Click on the citation to be directed to a summary of the case in the Case Database.

  • Ahmu v The Queen; DPP v Ahmu [2014] NSWCCA 312 (15 December 2014) – New South Wales Court of Criminal Appeal
    Adams J at [62]: ‘The judge noted that, at the time of the offences, the complainant was eight weeks pregnant, which added to the objective seriousness of the offences, committed in the context of an ongoing, relatively violent domestic relationship’.
  • Hiron v The Queen [2007] NSWCCA 336 (7 December 2007) – New South Wales Court of Criminal Appeal
    Price J at [35]: ‘The applicant’s offending was compendiously summarised by the Judge as follows. ‘The offences, or some of them, involved the actual use of a weapon, namely a tyre lever. The offences involved gratuitous cruelty, punching and kicking his domestic partner 23 weeks pregnant, and threatening her. The offences were committed while the prisoner was on conditional liberty, that is on parole. He abused a position of trust as a partner of the victim and father of their child and expected child. The victim was vulnerable in the sense that she was a pregnant female of much smaller build totally under the domination of the prisoner’.
  • Police v Dolan [2010] SASC 341 (9 December 2010) – Supreme Court of South Australia
    Gray J at [18]: ‘I consider that the Magistrate failed to have sufficient regard to the fact that this was an act of domestic violence to a young pregnant woman. The fact that the defendant was angry did not justify or excuse in any way the violence perpetrated. He struck his young female partner in circumstances which put her health, and that of the child that she was carrying, in jeopardy. His victim was entitled to be treated with patience and respect, not the physical abuse that she received. I consider that the Magistrate was in error in failing to have proper regard to this factor. Although the defendant was not charged with an aggravated assault on the basis of his domestic relationship, this was still a relevant factor to be considered’.
  • Byrnes v The Queen [2015] VSCA 341 (10 December 2015) – Victorian Court of Appeal

    Kaye JA at [22]-[23]: ‘The applicant’s offending had a number of very serious characteristics. As the respondent has pointed out, it was premeditated, and the applicant had clearly prepared for it. The victim was vulnerable. She was carrying the applicant’s baby. The applicant took advantage of his greater strength, and the fact that he had a weapon, to overwhelm her. The threat to abort the baby was, as the judge correctly said, a ‘most ugly’ aspect of the false imprisonment. The whole experience, to which the applicant subjected her, must have been extraordinarily terrifying. She was justifiably in grave fear for her own life and that of her baby. While the imprisonment did not extend for hours or days, it lasted for over one hour, during the whole of which the applicant terrorised his victim.

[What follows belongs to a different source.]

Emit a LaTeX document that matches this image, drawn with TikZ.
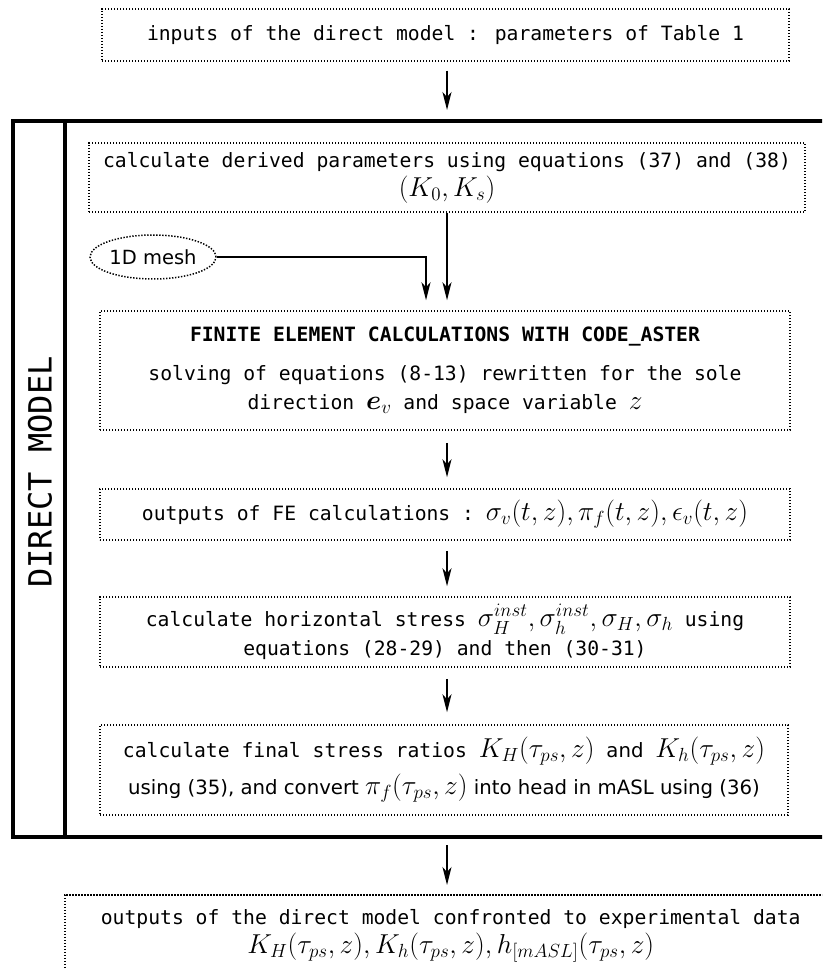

    ‘In those circumstances, the offending by the applicant, comprising charge 1, called for a stern sentence. In such a case, involving wanton domestic violence, general deterrence, specific deterrence, and denunciation were important considerations. While the judge accepted that the applicant’s psychological condition moderated the weight to be given to those considerations, nevertheless, they rightly remained important factors in the determination of the applicant’s sentence’.
  • Morgan v Kazandzis [2010] WASC 377 (10 December 2010) – Supreme Court of Western Australia
    EM Heenan J at [69]: ‘The victim of the assaults was particularly vulnerable, being in a prior relationship with the appellant and being pregnant at the time of both assaults’.